I don’t know what I’m going to do.
MSNBC has an article about a “celebration” in London “honoring” the 19 hijackers, and yes, I call them hijackers, who crashed the planes into the WTC and Pentagon and Pennsylvania on 9/11. Who exactly thought this was a good idea? And who, in their right mind, who is alive in 2003, actually gets surprised when many people get ticked off about seeing something like this? Charles @ littlegreenfootballs has a post clarifying what’s actually going on. Yeah, right. “Yeahhhhh, martyrs!” Whatever.
And while we’re at it, conveniently 19 individuals were “caught” in a situation where folks thought they were going to blow up the CN Tower in Toronto, Canada. Some interesting notes in the comments on lgf about the “students”, or non-students, if you will. Depends on who you ask.
I’m starting to get even more frustrated and annoyed at the recent comings-out that the air around the WTC site was announced to be “safe” in the weeks and months after the 9/11 disaster. Working in the downtown area at the time, we all had our serious doubts about this, and our companies and building owners all were being told the same things. While buildings might have ended up being safe because people were filtering the air more often/in better ways, the outside was still a disaster. I know I went through pairs and pairs of disposable contact lenses in the first couple weeks back working downtown… No matter how hard I tried to get them clean, it wasn’t happening, and I know I wasn’t alone with that problem. So was this just a “swift move to keep people positive and working”? Or was it just some individuals making semi-uninformed statements (or lies?) that we weren’t supposed to find out about. Who knows.
Back to the present…
Symantec looks to add product activation to their software in the upcoming year… This is much like Microsoft’s XP OS which doesn’t let you make drastic (or sometimes simple) hardware changes if your system isn’t registered. Definitely a good way to get people to pay for your software, but in this time of people being concerned with privacy and information security, it’s a tough sell, in my eyes.

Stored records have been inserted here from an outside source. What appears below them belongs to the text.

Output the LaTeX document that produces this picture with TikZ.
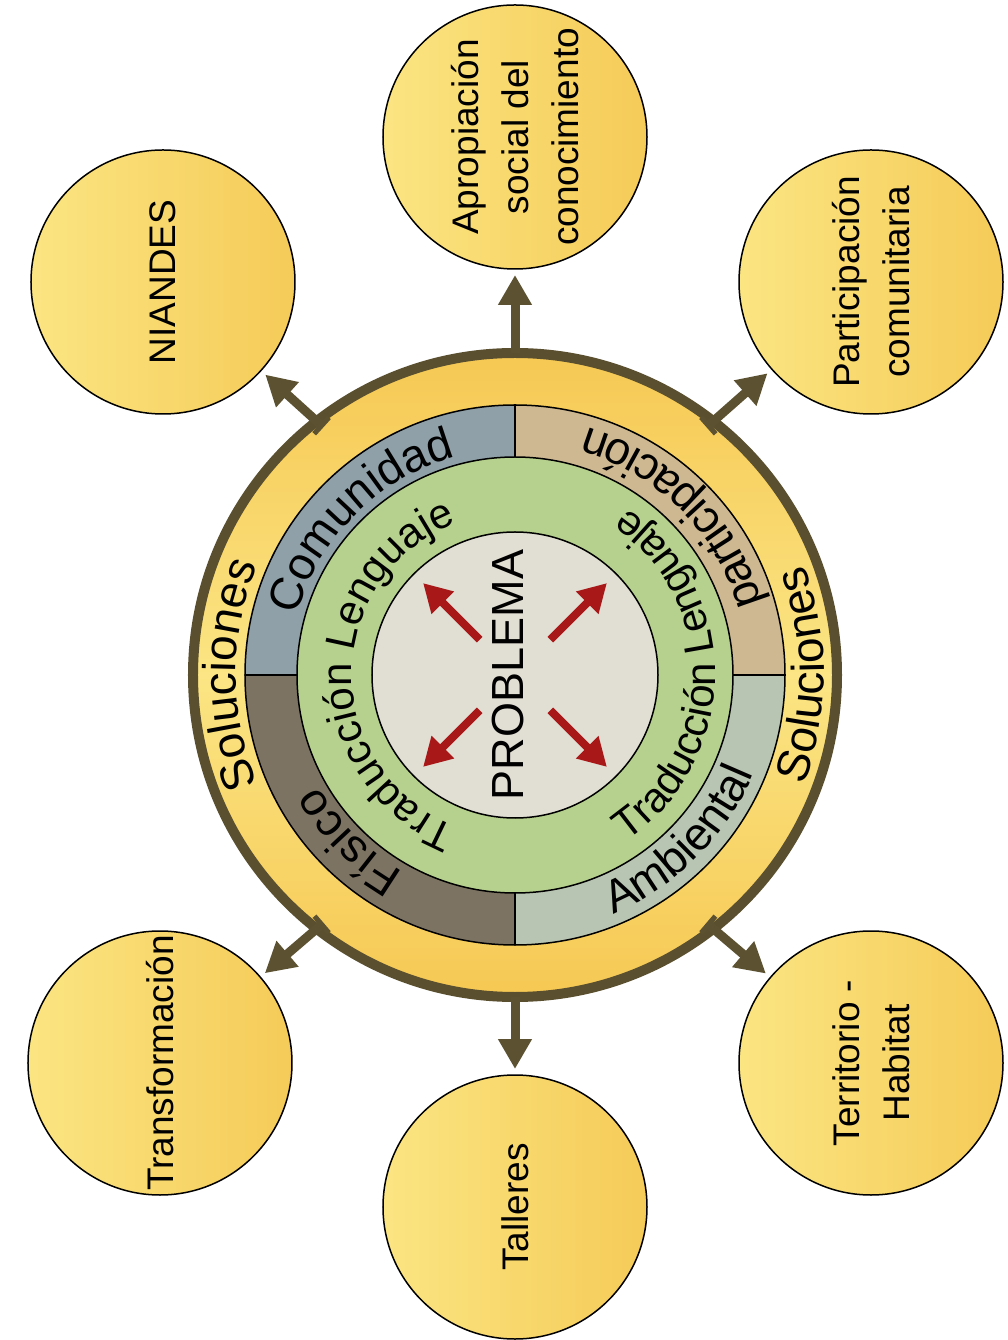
\documentclass[tikz,border=0pt]{standalone}
\usepackage{xcolor}
\usepackage{fontspec}
\setmainfont{Liberation Sans}
\usetikzlibrary{arrows.meta,decorations.text}

\definecolor{ringbrown}{HTML}{5A4F2E}
\definecolor{arrowbrown}{HTML}{5C5232}
\definecolor{solorange}{HTML}{F6C853}
\definecolor{sollight}{HTML}{FBE584}
\definecolor{bubblelight}{HTML}{FBE582}
\definecolor{bubbledark}{HTML}{F5CB58}
\definecolor{quadblue}{HTML}{8FA0A8}
\definecolor{quadtan}{HTML}{CDB892}
\definecolor{quadsage}{HTML}{B9C5B3}
\definecolor{quadtaupe}{HTML}{7D7363}
\definecolor{ringgreen}{HTML}{B6D18D}
\definecolor{probgray}{HTML}{E1DED3}
\definecolor{probred}{HTML}{A81818}

\newcommand{\bigfont}{\fontsize{46}{46}\selectfont}
\newcommand{\midfont}{\fontsize{42}{42}\selectfont}

\begin{document}
\begin{tikzpicture}[x=1pt, y=1pt,
  bubble/.style={circle, draw=black, line width=1.5pt, minimum size=264pt,
    inner sep=0pt, outer sep=0pt, left color=bubblelight, right color=bubbledark,
    rotate=90, align=center, font=\fontsize{37}{50}\selectfont},
  outarrow/.style={draw=arrowbrown, line width=9pt,
    -{Triangle[width=32pt,length=30pt]}, shorten >=6pt},
  sidearrow/.style={outarrow, {Bar[width=22pt,line width=5pt]}-{Triangle[width=32pt,length=30pt]},
    shorten <=-9pt},
  redarrow/.style={draw=probred, line width=8pt, -{Triangle[width=30pt,length=28pt]}},
  ringtext/.style 2 args={decorate, decoration={text along path, text align=center,
    text={|#1|#2}}}
]

\useasboundingbox[fill=white] (-515,-665) rectangle (493,675);

%
% Soluciones ring
%
\path (0,0) node[circle, minimum size=644pt, inner sep=0pt, outer sep=0pt,
  draw=ringbrown, line width=10pt,
  top color=solorange, bottom color=solorange, middle color=sollight] (hub) {};

% Quadrants
\fill[quadblue] (0,0) -- (180:270) arc (180:90:270) -- cycle;
\fill[quadtan] (0,0) -- (90:270) arc (90:0:270) -- cycle;
\fill[quadsage] (0,0) -- (0:270) arc (0:-90:270) -- cycle;
\fill[quadtaupe] (0,0) -- (-90:270) arc (-90:-180:270) -- cycle;
\draw[line width=1.5pt] (0,0) circle [radius=270];
\draw[line width=1.5pt] (0:218) -- (0:270) (90:218) -- (90:270)
  (180:218) -- (180:270) (270:218) -- (270:270);

% Traduccion ring and problem core
\filldraw[fill=ringgreen, draw=black, line width=1.5pt] (0,0) circle [radius=218];
\filldraw[fill=probgray, draw=black, line width=1.5pt] (0,0) circle [radius=143];

%
% Ring labels
%
\path[ringtext={\bigfont}{Soluciones}] (240:279) arc (240:120:279);
\path[ringtext={\bigfont}{Soluciones}] (-60:309) arc (-60:60:309);

\path[ringtext={\bigfont}{Comunidad}] (180:226) arc (180:90:226);
\path[ringtext={\bigfont}{participaci{ó}n}] (0:258) arc (0:90:258);
\path[ringtext={\bigfont}{Ambiental}] (-90:258) arc (-90:0:258);
\path[ringtext={\bigfont}{F{í}sico}] (270:226) arc (270:180:226);

\path[ringtext={\midfont}{Traducci{ó}n Lenguaje}] (270:163) arc (270:90:163);
\path[ringtext={\midfont}{Traducci{ó}n Lenguaje}] (-90:200) arc (-90:90:200);

%
% Problema
%
\path (-7,0) node[rotate=90, font=\fontsize{45}{45}\selectfont] (prob) {PROBLEMA};

\coordinate (ul0) at (135:50); \coordinate (ul1) at (135:130);
\coordinate (ur0) at (45:50);  \coordinate (ur1) at (45:130);
\coordinate (ll0) at (225:50); \coordinate (ll1) at (225:130);
\coordinate (lr0) at (315:50); \coordinate (lr1) at (315:130);

\draw[redarrow] (ul0) -- (ul1);
\draw[redarrow] (ur0) -- (ur1);
\draw[redarrow] (ll0) -- (ll1);
\draw[redarrow] (lr0) -- (lr1);

%
% Outer bubbles
%
\path (0,538) node[bubble] (apro) {Apropiación\\social del\\conocimiento};
\path (-352,393) node[bubble] (nian) {NIANDES};
\path (356,393) node[bubble] (part) {Participación\\comunitaria};
\path (-355,-388) node[bubble] (tran) {Transformación};
\path (0,-532) node[bubble] (tall) {Talleres};
\path (356,-388) node[bubble] (terr) {Territorio -\\Habitat};

% Arrows out of the ring
\draw[outarrow] (hub.90) -- (apro);
\draw[outarrow] (hub.270) -- (tall);
\draw[sidearrow] (hub.128) -- (nian);
\draw[sidearrow] (hub.52) -- (part);
\draw[sidearrow] (hub.232) -- (tran);
\draw[sidearrow] (hub.308) -- (terr);

\end{tikzpicture}
\end{document}
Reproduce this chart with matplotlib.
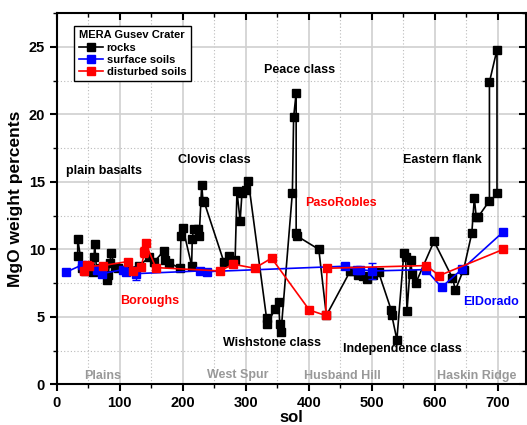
import matplotlib
matplotlib.use("Agg")
import matplotlib.pyplot as plt
from matplotlib.ticker import MultipleLocator

plt.rcParams['font.family'] = ['Liberation Sans', 'DejaVu Sans']
plt.rcParams['font.weight'] = 'bold'

# rocks (black)
rock_sol = [33, 33, 40, 45, 52, 58, 59, 60, 63, 70, 79, 81, 84, 86, 92, 97, 110, 130,
            147, 155, 170, 172, 178, 196, 197, 200, 214, 215, 217, 224, 226, 230, 232, 234,
            265, 274, 283, 286, 291, 294, 300, 304, 333, 334, 347, 352, 354, 356,
            374, 376, 380, 380, 381, 416, 428, 466, 471, 479, 486, 492, 502, 511,
            531, 532, 540, 551, 554, 556, 562, 564, 570, 599, 628, 633, 646, 659,
            663, 666, 669, 687, 687, 699, 699]
rock_mgo = [9.5, 10.8, 8.6, 8.4, 8.6, 8.3, 9.4, 10.4, 8.5, 8.6, 7.75, 8.1, 9.0, 9.7, 8.7, 8.6, 8.5, 8.8,
            9.4, 9.1, 9.9, 9.2, 9.0, 8.6, 11.0, 11.6, 8.8, 10.8, 11.5, 11.5, 11.0, 14.8, 13.6, 13.5,
            9.1, 9.5, 9.2, 14.3, 12.1, 14.2, 14.4, 15.1, 4.9, 4.5, 5.6, 6.1, 4.5, 3.9,
            14.2, 19.8, 21.6, 11.2, 11.0, 10.0, 5.1, 8.4, 8.4, 8.1, 8.0, 7.8, 8.1, 8.3,
            5.5, 5.1, 3.3, 9.7, 9.4, 5.4, 9.2, 8.2, 7.5, 10.6, 7.9, 7.0, 8.5, 11.2,
            13.8, 12.4, 12.4, 13.6, 22.4, 24.8, 14.2]

# surface soils (blue)
surf_sol = [14, 40, 43, 63, 71, 105, 110, 125, 227, 239, 457, 476, 482, 501, 586, 611, 644, 709]
surf_mgo = [8.3, 8.85, 8.45, 8.5, 8.2, 8.5, 8.3, 8.2, 8.4, 8.35, 8.75, 8.5, 8.5, 8.4, 8.5, 7.2, 8.55, 11.3]
surf_err = [0, 0, 0, 0, 0, 0, 0, 0.5, 0, 0, 0, 0, 0, 0.6, 0, 0, 0, 0]

# disturbed soils (red)
dist_sol = [43, 48, 51, 73, 113, 121, 134, 139, 141, 157, 259, 280, 314, 341, 401, 427, 429, 587, 607, 709]
dist_mgo = [8.4, 8.85, 8.75, 8.8, 9.1, 8.4, 8.7, 9.8, 10.45, 8.65, 8.4, 8.9, 8.6, 9.35, 5.5, 5.1, 8.6, 8.8, 8.05, 10.0]
dist_err = [0, 0, 0, 0, 0, 0, 0, 0.4, 0, 0, 0, 0, 0, 0, 0, 0, 0, 0, 0, 0]

fig = plt.figure(figsize=(5.27, 4.25), dpi=100)
ax = fig.add_axes([0.108, 0.0958, 0.89, 0.873])

ms = 5.5
ax.plot(rock_sol, rock_mgo, '-s', color='black', lw=1.2, ms=ms, label='rocks', zorder=3)
ax.plot(surf_sol, surf_mgo, '-s', color='blue', lw=1.2, ms=ms, label='surface soils', zorder=4)
ax.errorbar(surf_sol, surf_mgo, yerr=surf_err, fmt='none', ecolor='blue', capsize=3,
            elinewidth=1, zorder=4)
ax.plot(dist_sol, dist_mgo, '-s', color='red', lw=1.2, ms=ms, label='disturbed soils', zorder=5)
ax.errorbar(dist_sol, dist_mgo, yerr=dist_err, fmt='none', ecolor='red', capsize=3,
            elinewidth=1, zorder=5)

ax.set_xlim(0, 745)
ax.set_ylim(0, 27.5)
ax.xaxis.set_major_locator(MultipleLocator(100))
ax.xaxis.set_minor_locator(MultipleLocator(50))
ax.yaxis.set_major_locator(MultipleLocator(5))
ax.yaxis.set_minor_locator(MultipleLocator(2.5))
ax.grid(True, which='major', color='#d0d0d0', lw=1.2, zorder=0)
ax.grid(True, which='minor', color='#bbbbbb', lw=0.8, ls=(0, (1, 2)), zorder=0)
ax.set_axisbelow(True)

ax.tick_params(axis='both', which='major', labelsize=10.5, width=1.5, length=5, direction='out')
ax.tick_params(axis='both', which='minor', width=1.0, length=3, direction='out')
# inward ticks on top and right
ax.tick_params(which='both', top=True, right=True)
for tk in ax.xaxis.get_major_ticks() + ax.xaxis.get_minor_ticks():
    tk.tick2line.set_marker(3)
for tk in ax.yaxis.get_major_ticks() + ax.yaxis.get_minor_ticks():
    tk.tick2line.set_marker(0)
for t in ax.get_xticklabels() + ax.get_yticklabels():
    t.set_fontweight('bold')
for s in ax.spines.values():
    s.set_linewidth(1.5)

ax.set_xlabel('sol', fontsize=12, fontweight='bold', labelpad=0)
ax.set_ylabel('MgO weight percents', fontsize=12.5, fontweight='bold', labelpad=4)

fs = 9
ax.text(74, 15.8, 'plain basalts', fontsize=fs, fontweight='bold', ha='center', va='center')
ax.text(250, 16.6, 'Clovis class', fontsize=fs, fontweight='bold', ha='center', va='center')
ax.text(386, 23.3, 'Peace class', fontsize=fs, fontweight='bold', ha='center', va='center')
ax.text(612, 16.6, 'Eastern flank', fontsize=fs, fontweight='bold', ha='center', va='center')
ax.text(451, 13.4, 'PasoRobles', fontsize=fs, fontweight='bold', ha='center', va='center', color='red')
ax.text(147, 6.2, 'Boroughs', fontsize=fs, fontweight='bold', ha='center', va='center', color='red')
ax.text(689, 6.1, 'ElDorado', fontsize=fs, fontweight='bold', ha='center', va='center', color='blue')
ax.text(341, 3.05, 'Wishstone class', fontsize=fs, fontweight='bold', ha='center', va='center')
ax.text(549, 2.6, 'Independence class', fontsize=fs, fontweight='bold', ha='center', va='center')
gray = '#999999'
ax.text(73, 0.65, 'Plains', fontsize=fs, fontweight='bold', ha='center', va='center', color=gray)
ax.text(287, 0.72, 'West Spur', fontsize=fs, fontweight='bold', ha='center', va='center', color=gray)
ax.text(453, 0.65, 'Husband Hill', fontsize=fs, fontweight='bold', ha='center', va='center', color=gray)
ax.text(667, 0.65, 'Haskin Ridge', fontsize=fs, fontweight='bold', ha='center', va='center', color=gray)

leg = ax.legend(loc='upper left', bbox_to_anchor=(0.03, 0.975), title='MERA Gusev Crater',
                fontsize=8, title_fontsize=8, frameon=True, fancybox=False,
                handlelength=2.2, handletextpad=0.3, borderpad=0.4, labelspacing=0.2,
                borderaxespad=0.3, markerscale=1.0)
leg.get_frame().set_edgecolor('black')
leg.get_frame().set_linewidth(1.0)
leg.get_frame().set_alpha(1)
leg.get_title().set_fontweight('bold')
leg._legend_box.align = 'left'
for t in leg.get_texts():
    t.set_fontweight('bold')

fig.savefig('out.png', dpi=100)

Game Shows & SMS, perfect together. Apparently game shows are moving closer and closer to significantly more people being involved in the viewing audience, all by way of mobile device and SMS. You can already vote on Big Brother, Fame Academy, and Pop Idol in the UK with your phone, and can use your phone to vote during NASCAR races on television here in the states (though I think just for Cingular users)… Will this ever get big in the states? [via Wired]
Think you can scam your way out of being sued by the RIAA? Perhaps not. It’s been revealed that they can actually trace whether or not you recorded a song of off your CDs or not, and whether it came through an online service like the defunct Napster. Very interesting.
Great link on boingboing about the dearth of 2D animation at Disney. And how Michael Eisner is looking to 3D the 2D favorites we all know and love. Perhaps someone will redo the Superfriends, and make them not look like that boxy version of Spider-Man currently running on MTV.
A VERY interesting post at the agitator regarding the death tax in the USA, and the author’s reasoning on why it should stay. Personally, I’m in such hatred of this “tax” that it’s not funny. The reason it’s not double taxation is because it’s being taxed on the taxes of the person *getting* the funds/stuff, not the person who died. Har har. I don’t see how the Feds or anyone, by that matter, has any right to get stuff of yours, just because you’re dead. They didn’t earn it. It’s not necessary. It’s not like it already hasn’t been taxed on interest earned, or property taxes, or income taxes the first time around. Get a grip. Death tax needs to go the way of the dodo and the nehru jacket (err, unless you have one in your closet – a nehru jacket, that is).. Get rid of it, or drop it significantly.